Musa menegaskan akan dampak dari para hakim dan petugas peradilan yang melayani sebagai Penegak keadilan dan semata-mata keadilan yang harus dikejar”yakni supaya mereka hidup dan memiliki negeri perjanjian. Ada hidup dan masa depan yang Tuhan sediakan di tanah perjanjian yang akan mereka diami (Ay 20b). Hidup yang penuh Syalom (hidup dalam damai sejahtera, ketenangan, sukacita, kebahagian, tanpa rasa takut, tanpa permusuhan, tanpa konflik atau perang) karena Allah berdaulat atas kehidupan dan masa depan umat.
Allah itu kudus, benar dan adil. Setiap orang Kristen apapun provesi yang diemban terutama yang dipercaya menempati posisi strategis di pemerintahan atau sebagai hakim dan petugas peradilan haruslah mengelola pemerintahan dan penyelenggaraan pengadilan (proses hukum) secara benar dan adil.

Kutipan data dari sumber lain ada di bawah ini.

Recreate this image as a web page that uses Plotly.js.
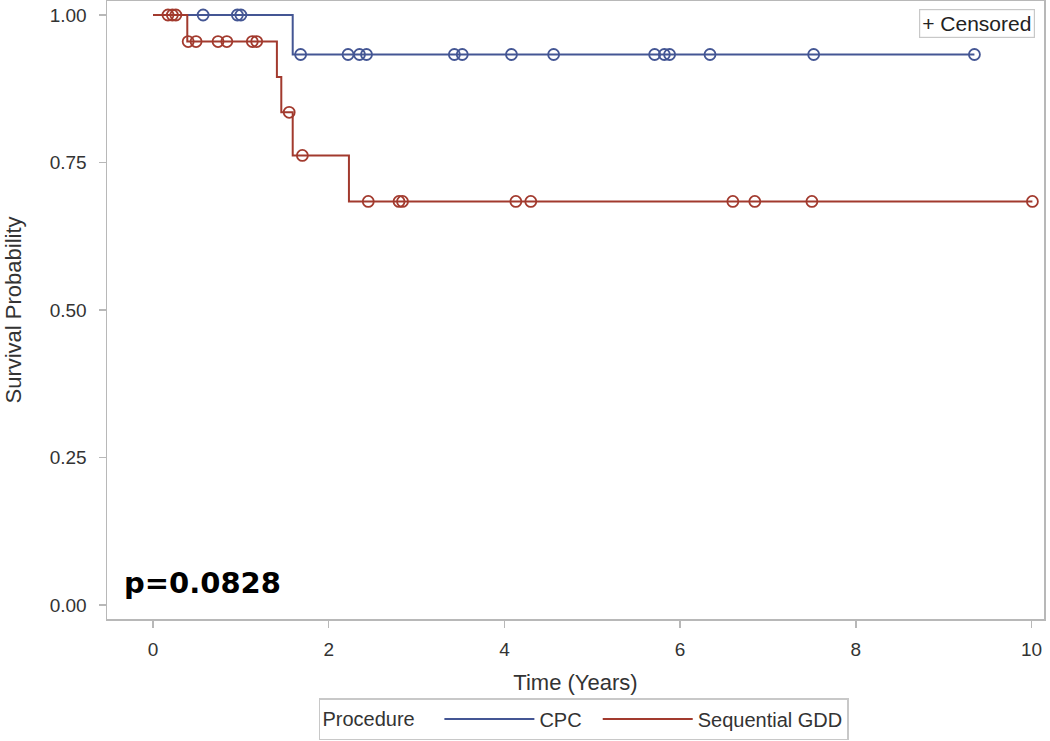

Allah berkehendak supaya setiap orang Kristen menjalani kehidupan peribadahan kepada Allah dan karya-karya yang berkenan kepada Allah dengan berkomitmen total pada upaya penegakan kebenaran dan keadilan.

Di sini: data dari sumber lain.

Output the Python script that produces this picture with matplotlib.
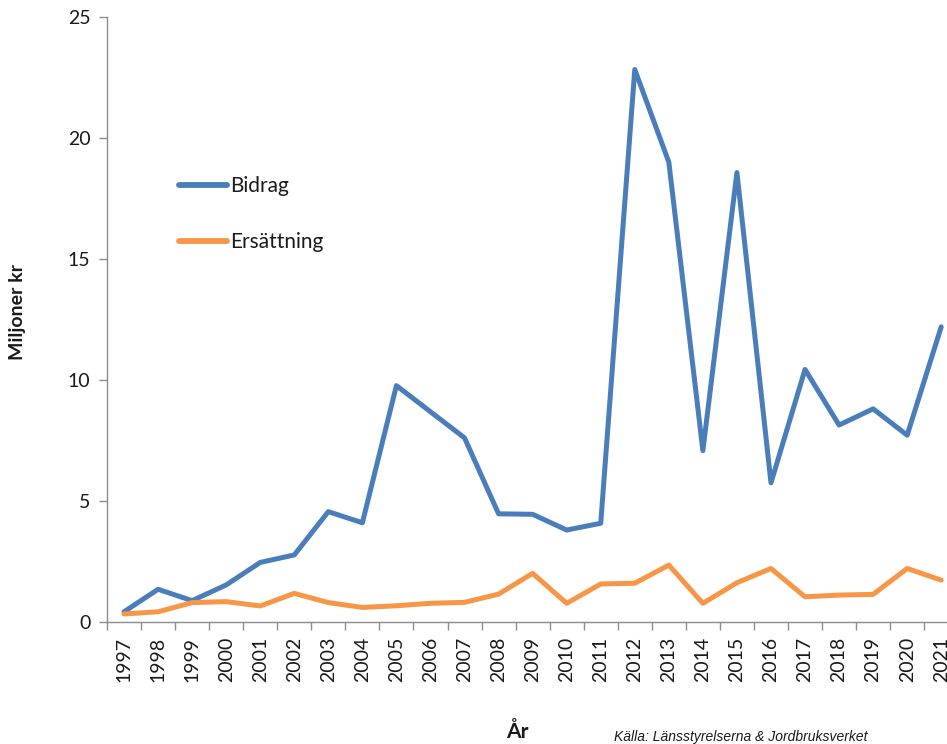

Tantangan untuk hidup kudus, berlaku benar dan adil adalah suap atau sogok, pertimbangan hubungan darah daging/kekerabatan sosial, atasan atau pejabat yang berkuasa, takut kehilangan jabatan, balas jasa dan lain-lain. Perlu diingat, setiap orang yang menjalankan ketidak-adilan dan kebenaran dalam setiap aktifitas hidup akan mendapatkan ganjaran hukuman dari Tuhan. Bagi yang berkehendak baik menjaga kekudusan dan tetap berkomitmen menegakkan kebenaran dan keadilan Allah dalam aktifitas hidupnya akan hidup dalam syalom Allah.
Tuhan itu Allah yang Maha adil dan Maha benar. Siapapun yang beribadah kepada-Nya, menghormati nama-Nya dan percaya akan ada pengadilan Allah kelak, harus belajar untuk hidup kudus, bersikap benar dan adil bukan semata-mata karena hukum itu sendiri tapi terlebih utama karena Tuhan menghendakinya demikian.
Bukankah demi menegakkan kebenaran dan keadilan bagi orang-orang yang tertindas, miskin dan lemah, Yesus rela dibenci, dihina, dianiaya bahkan mati tersalib? Semua itu Yesus lakukan sebagai wujud ketaatan pada Allah sebagai Bapa yang mengutus-Nya untuk menghadirkan Syalom Allah di tengah-tengah dunia ini. Dalam ketaatan kepada Allah Bapa yang mengutus-Nya, Ia mengajarkan para murid dengan sabda-Nya: Jika ya, hendaklah kamu katakan: ya, jika tidak hendaklah kamu katakan: tidak. Apa yang lebih dari pada itu berasal dari si jahat (Matius 5:37).